Zijn verblijf op de psychogeriatrische afdeling vond de man verschrikkelijk omdat hij geen (zinvolle) gesprekken met de medebewoners kon voeren en hij tevens werd geconfronteerd met zijn voorland. De man leed onder het verlies van autonomie, de zinloosheid en uitzichtloosheid van zijn situatie en het reële vooruitzicht van verdere cognitieve achteruitgang. De man ervoer zijn lijden als ondraaglijk.
De man had eerder met de specialist ouderengeneeskunde van het verpleeghuis over euthanasie gesproken. Zij verrichtte om haar moverende redenen geen euthanasie. Hierop wendde de man zich tot Expertisecentrum Euthanasie (hierna: EE). De arts heeft twee keer met de man gesproken. Direct tijdens het eerste bezoek, een maand voor het overlijden, verzocht de man direct om uitvoering van de levensbeëindiging.
Volgens de arts was er sprake van een vrijwillig en weloverwogen verzoek. Hij stelde vast dat de man zich ten volle bewust was van de strekking en consequenties van zijn verzoek. Ook begreep de man hoe de euthanasie uitgevoerd zou worden. De arts achtte de man volledig wilsbekwaam ten aanzien van zijn verzoek. Hij voelde zich hierin gesteund door de behandelend specialist ouderengeneeskunde van het verpleeghuis, die de man eveneens wilsbekwaam terzake achtte.
De arts werd hierin tevens bevestigd door de door hem geraadpleegde onafhankelijke SCEN-arts, die de man een week voor het overlijden bezocht. De consulent constateerde volgens de criteria van Appelbaum en Grisso, dat de man zijn verzoek goed kon verwoorden, ziektebesef en –inzicht had en de strekking en consequenties van zijn verzoek begreep.

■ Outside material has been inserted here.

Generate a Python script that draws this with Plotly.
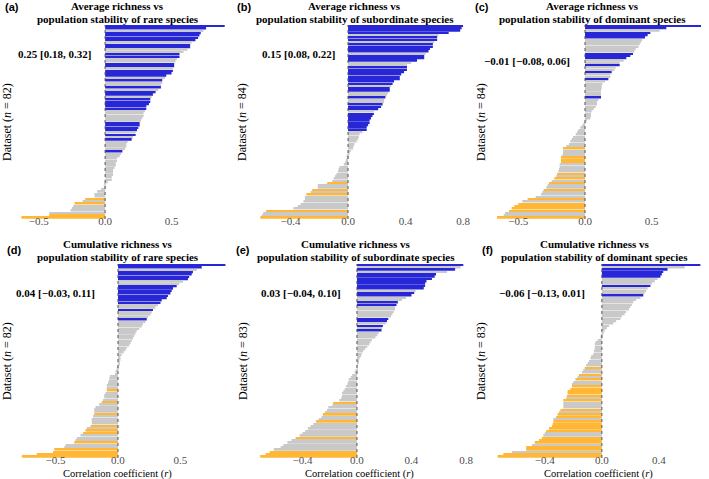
import plotly.graph_objects as go

# ---------------- data ----------------
# sig codes: B = significant positive, G = not significant, O = significant negative
a_vals = [0.90, 0.76, 0.74, 0.72, 0.71, 0.70, 0.68, 0.65, 0.64, 0.64,
          0.62, 0.59, 0.56, 0.56, 0.54, 0.53, 0.52, 0.52, 0.51, 0.51,
          0.50, 0.46, 0.45, 0.43, 0.43, 0.42, 0.42, 0.40, 0.38, 0.36,
          0.35, 0.34, 0.34, 0.33, 0.31, 0.31, 0.30, 0.29, 0.29, 0.28,
          0.27, 0.26, 0.26, 0.25, 0.24, 0.23, 0.23, 0.21, 0.20, 0.17,
          0.16, 0.16, 0.15, 0.13, 0.12, 0.11, 0.09, 0.09, 0.08, 0.08,
          0.07, 0.06, 0.06, 0.06, 0.05, 0.05, 0.02, -0.005, -0.01, -0.03,
          -0.06, -0.08, -0.08, -0.15, -0.17, -0.23, -0.24, -0.25, -0.26, -0.42,
          -0.42, -0.63]
a_sig = ("BBGBBBBGBB" "GGBBGGBBGB" "BBGBGGBGBB" "GBBBBBGGGG" "GBBBBGBGBG"
         "GGGBGGGGGG" "GGGGGGGGGG" "GGGOGOGGGG" "OO")

b_vals = [0.80, 0.79, 0.78, 0.70, 0.63, 0.62, 0.62, 0.60, 0.59, 0.59,
          0.57, 0.56, 0.54, 0.53, 0.53, 0.48, 0.44, 0.41, 0.41, 0.41,
          0.39, 0.37, 0.36, 0.36, 0.32, 0.31, 0.30, 0.29, 0.29, 0.28,
          0.27, 0.26, 0.25, 0.25, 0.24, 0.23, 0.21, 0.18, 0.18, 0.17,
          0.16, 0.15, 0.15, 0.14, 0.13, 0.13, 0.10, 0.08, 0.075, 0.07,
          0.06, 0.045, 0.04, 0.035, 0.02, 0.01, -0.005, -0.01, -0.015, -0.02,
          -0.03, -0.06, -0.065, -0.07, -0.08, -0.09, -0.10, -0.11, -0.145, -0.21,
          -0.21, -0.25, -0.26, -0.29, -0.30, -0.30, -0.31, -0.33, -0.35, -0.38,
          -0.57, -0.59, -0.60, -0.61]
b_sig = ("BBBBGBBGBB" "BBGBBBGGBB" "BBBBBBGBBG" "GBGGBBBGBB" "BBBBBBGGGG"
         "GGGGGGGGGG" "GGGGGGGGOG" "GOGOGGGGGG" "OGGO")

c_vals = [0.87, 0.61, 0.56, 0.49, 0.47, 0.45, 0.43, 0.42, 0.41, 0.40,
          0.38, 0.37, 0.36, 0.34, 0.31, 0.29, 0.26, 0.26, 0.23, 0.22,
          0.20, 0.19, 0.19, 0.175, 0.15, 0.13, 0.125, 0.125, 0.12, 0.12,
          0.12, 0.12, 0.10, 0.09, 0.09, 0.08, 0.065, 0.05, 0.045, 0.045,
          0.04, 0.007, -0.01, -0.02, -0.035, -0.05, -0.06, -0.07, -0.09, -0.10,
          -0.11, -0.12, -0.14, -0.165, -0.165, -0.165, -0.17, -0.18, -0.18, -0.18,
          -0.19, -0.19, -0.195, -0.20, -0.21, -0.215, -0.23, -0.25, -0.27, -0.28,
          -0.29, -0.31, -0.32, -0.33, -0.37, -0.43, -0.47, -0.50, -0.53, -0.55,
          -0.57, -0.60, -0.61, -0.66]
c_sig = ("BBGBBBGGGG" "GGBBBGGBGG" "BGGBGGGGGG" "GBGGGGGGGG" "GGGGGGGGGG"
         "GGGOGGGOOO" "GGGGOGOGOG" "GOGGGOGOOO" "OGGO")

d_vals = [0.86, 0.67, 0.63, 0.60, 0.59, 0.57, 0.56, 0.52, 0.49, 0.47,
          0.44, 0.43, 0.42, 0.40, 0.39, 0.35, 0.34, 0.32, 0.30, 0.28,
          0.27, 0.26, 0.24, 0.23, 0.22, 0.20, 0.19, 0.17, 0.15, 0.14,
          0.13, 0.12, 0.11, 0.10, 0.09, 0.07, 0.06, 0.045, 0.03, 0.02,
          0.02, 0.015, 0.01, -0.005, -0.01, -0.02, -0.025, -0.065, -0.07, -0.075,
          -0.08, -0.09, -0.09, -0.09, -0.10, -0.11, -0.11, -0.12, -0.13, -0.15,
          -0.18, -0.19, -0.19, -0.19, -0.20, -0.21, -0.21, -0.21, -0.22, -0.25,
          -0.26, -0.28, -0.30, -0.33, -0.34, -0.35, -0.42, -0.43, -0.51, -0.52,
          -0.65, -0.77]
d_sig = ("BBGBBBBGGB" "BBBBBBBGGB" "GGGBGGGGGG" "GGGGGGGGGG" "GGGGGGGGGG"
         "GGGOGGGGOG" "GGGOGGGGOG" "OOGGGOGGOO" "OO")

e_vals = [0.78, 0.76, 0.72, 0.66, 0.58, 0.57, 0.55, 0.51, 0.50, 0.50,
          0.49, 0.43, 0.42, 0.40, 0.36, 0.33, 0.30, 0.29, 0.28, 0.28,
          0.27, 0.26, 0.25, 0.23, 0.22, 0.21, 0.19, 0.185, 0.18, 0.16,
          0.15, 0.135, 0.11, 0.10, 0.09, 0.075, 0.06, 0.045, 0.035, 0.03,
          0.02, 0.015, 0.012, 0.005, 0.002, -0.01, -0.017, -0.035, -0.045, -0.06,
          -0.065, -0.07, -0.08, -0.09, -0.10, -0.11, -0.11, -0.115, -0.13, -0.175,
          -0.18, -0.21, -0.22, -0.235, -0.25, -0.26, -0.28, -0.30, -0.32, -0.34,
          -0.36, -0.38, -0.40, -0.42, -0.45, -0.48, -0.51, -0.54, -0.56, -0.61,
          -0.64, -0.67, -0.71]
e_sig = ("BGBGBBBBBB" "BGBBGGBBGG" "GGGBBGBGBG" "GGGGGGGGGG" "GGGGGGGGGG"
         "GGGGGGGGGO" "GGGGOGGOGG" "GGGGOGGGGG" "OOO")

f_vals = [0.69, 0.58, 0.46, 0.43, 0.42, 0.41, 0.39, 0.37, 0.35, 0.34,
          0.32, 0.31, 0.30, 0.29, 0.27, 0.24, 0.22, 0.21, 0.20, 0.19,
          0.17, 0.16, 0.14, 0.13, 0.10, 0.08, 0.05, 0.035, 0.02, 0.01,
          -0.005, -0.01, -0.03, -0.045, -0.05, -0.05, -0.05, -0.055, -0.06, -0.075,
          -0.08, -0.09, -0.10, -0.11, -0.12, -0.13, -0.14, -0.16, -0.17, -0.185,
          -0.20, -0.21, -0.21, -0.22, -0.24, -0.24, -0.245, -0.25, -0.27, -0.27,
          -0.27, -0.27, -0.29, -0.30, -0.31, -0.32, -0.34, -0.34, -0.345, -0.35,
          -0.37, -0.39, -0.40, -0.41, -0.42, -0.44, -0.47, -0.49, -0.53, -0.53,
          -0.63, -0.69, -0.73]
f_sig = ("BGBBBBGGGB" "GGGBGGGGGG" "GGGGGGGGGG" "GGGGGGGGGG" "GGGGOGGOGO"
         "GGOOOOOGOG" "GGOGOOGOOO" "OOGGOOOGOO" "GOO")

letters = ["(a)", "(b)", "(c)", "(d)", "(e)", "(f)"]
title_line1 = ["Average richness vs"] * 3 + ["Cumulative richness vs"] * 3
title_line2 = ["population stability of rare species",
               "population stability of subordinate species",
               "population stability of dominant species"] * 2
summaries = ["0.25 [0.18, 0.32]", "0.15 [0.08, 0.22]", "\u22120.01 [\u22120.08, 0.06]",
             "0.04 [\u22120.03, 0.11]", "0.03 [\u22120.04, 0.10]", "\u22120.06 [\u22120.13, 0.01]"]
tick_sets = [[-0.5, 0.0, 0.5], [-0.4, 0.0, 0.4, 0.8], [-0.5, 0.0, 0.5],
             [-0.5, 0.0, 0.5], [-0.4, 0.0, 0.4, 0.8], [-0.4, 0.0, 0.4]]
all_vals = [a_vals, b_vals, c_vals, d_vals, e_vals, f_vals]
all_sigs = [a_sig, b_sig, c_sig, d_sig, e_sig, f_sig]

# ---------------- styling / geometry ----------------
W, H = 709, 479
SERIF = "Liberation Serif"
SANS = "Liberation Sans"
COLORS = {"B": "#2727d8", "G": "#c9c9c9", "O": "#ffb735"}

# per panel: left px, right px, zero px, px per unit, top px, bottom px
geo = [(20, 229, 106, 134, 25, 219), (258, 470, 351, 145, 25, 219), (499, 708, 590, 134.5, 25, 219),
       (20, 229, 119, 126, 264, 458), (258, 471, 360, 137.5, 264, 458), (499, 708, 607, 144, 264, 458)]
title_cx = [119, 358, 598, 119, 359, 600]
title_y = [(6, 18.5), (6, 18.5), (6, 18.5), (243.5, 256.5), (243.5, 256.5), (243.5, 256.5)]
summary_pos = [(94, 54), (340, 54), (577, 61), (98, 293), (346, 293), (592, 293)]
letter_pos = [(3, 7), (237, 7), (477, 7), (5, 250), (236, 250), (484, 250)]
ytitle_x = [7, 244, 485, 7, 245, 485]
xtitle_cx = [None, None, None, 118, 363, 604]

fig = go.Figure()
layout = dict(width=W, height=H, margin=dict(l=0, r=0, t=0, b=0),
              paper_bgcolor="white", plot_bgcolor="white", bargap=0.25,
              showlegend=False, annotations=[], shapes=[])


def px(x):
    return x / W


def py(y):
    return 1 - y / H


for k in range(6):
    vals, sig = all_vals[k], all_sigs[k]
    n = len(vals)
    sfx = "" if k == 0 else str(k + 1)
    L, R, x0, s, top, bot = geo[k]
    fig.add_trace(go.Bar(x=vals, y=list(range(n)), orientation="h",
                         marker=dict(color=[COLORS[c] for c in sig], line=dict(width=0)),
                         xaxis="x" + sfx, yaxis="y" + sfx, hoverinfo="x"))
    layout["xaxis" + sfx] = dict(domain=[px(L), px(R)], range=[(L - x0) / s, (R - x0) / s],
                                 anchor="y" + sfx, tickvals=tick_sets[k], tickformat=".1f",
                                 showgrid=False, zeroline=False, showline=False, ticks="",
                                 ticklabelstandoff=-6,
                                 tickfont=dict(family=SERIF, size=11, color="#4d4d4d"))
    layout["yaxis" + sfx] = dict(domain=[py(bot), py(top)], range=[n - 0.5, -0.5],
                                 anchor="x" + sfx, showticklabels=False, showgrid=False,
                                 zeroline=False, showline=False, ticks="")
    layout["shapes"].append(dict(type="line", xref="x" + sfx, yref="y" + sfx + " domain",
                                 x0=0, x1=0, y0=0, y1=1,
                                 line=dict(color="#555555", width=1, dash="dot")))
    ann = layout["annotations"]
    ann.append(dict(text="<b>" + title_line1[k] + "</b>", x=px(title_cx[k]), y=py(title_y[k][0]),
                    xref="paper", yref="paper", showarrow=False, xanchor="center", yanchor="middle",
                    font=dict(family=SERIF, size=11, color="black")))
    ann.append(dict(text="<b>" + title_line2[k] + "</b>", x=px(title_cx[k]), y=py(title_y[k][1]),
                    xref="paper", yref="paper", showarrow=False, xanchor="center", yanchor="middle",
                    font=dict(family=SERIF, size=11, color="black")))
    ann.append(dict(text="<b>" + summaries[k] + "</b>", x=px(summary_pos[k][0]), y=py(summary_pos[k][1]),
                    xref="paper", yref="paper", showarrow=False, xanchor="right", yanchor="middle",
                    font=dict(family=SERIF, size=11, color="black")))
    ann.append(dict(text="<b>" + letters[k] + "</b>", x=px(letter_pos[k][0]), y=py(letter_pos[k][1]),
                    xref="paper", yref="paper", showarrow=False, xanchor="left", yanchor="middle",
                    font=dict(family=SANS, size=11, color="black")))
    ann.append(dict(text="Dataset (<i>n</i> = %d)" % n, x=px(ytitle_x[k]), y=py((top + bot) / 2),
                    xref="paper", yref="paper", showarrow=False, xanchor="center", yanchor="middle",
                    textangle=-90, font=dict(family=SERIF, size=12, color="black")))
    if k >= 3:
        ann.append(dict(text="Correlation coefficient (<i>r</i>)", x=px(xtitle_cx[k]), y=py(474),
                        xref="paper", yref="paper", showarrow=False, xanchor="center", yanchor="middle",
                        font=dict(family=SERIF, size=10.5, color="black")))

fig.update_layout(**layout)
fig.write_html("out.html")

De arts was ervan overtuigd dat het lijden voor de man ondraaglijk en naar heersend medisch inzicht uitzichtloos was. Er waren geen voor de man aanvaardbare mogelijkheden meer om het lijden te verlichten. Verder kon uit de stukken worden afgeleid dat de arts de man voldoende had voorgelicht over de situatie waarin hij zich bevond en zijn vooruitzichten. De arts raadpleegde een onafhankelijke SCEN-arts als consulent die tot de conclusie kwam dat aan de zorgvuldigheidseisen werd voldaan.
De arts voerde de hulp bij zelfdoding vervolgens uit met de middelen, in de hoeveelheid en op de wijze als aanbevolen in de KNMG/KNMP Richtlijn Uitvoering euthanasie en hulp bij zelfdoding van augustus 2012.
In het geval er bij een patiënt sprake is van dementie wordt van de arts gevraagd met extra behoedzaamheid na te gaan of aan de wettelijke zorgvuldigheidseisen is voldaan, in het bijzonder de eis inzake de vrijwilligheid en weloverwogenheid van het verzoek en het ondraaglijk lijden van de patiënt. Daarbij heeft de arts een zekere beoordelingsruimte. In de beginfase van dementie zal in het algemeen met de reguliere consultatieprocedure kunnen worden volstaan. Bij twijfel over de wilsbekwaamheid van de patiënt ligt het voor de hand dat de arts specifiek daarover advies van een deskundige collega vraagt (EuthanasieCode 2018, pagina 46).
De commissie kwam tot het oordeel dat de arts gehandeld heeft overeenkomstig de zorgvuldigheidseisen.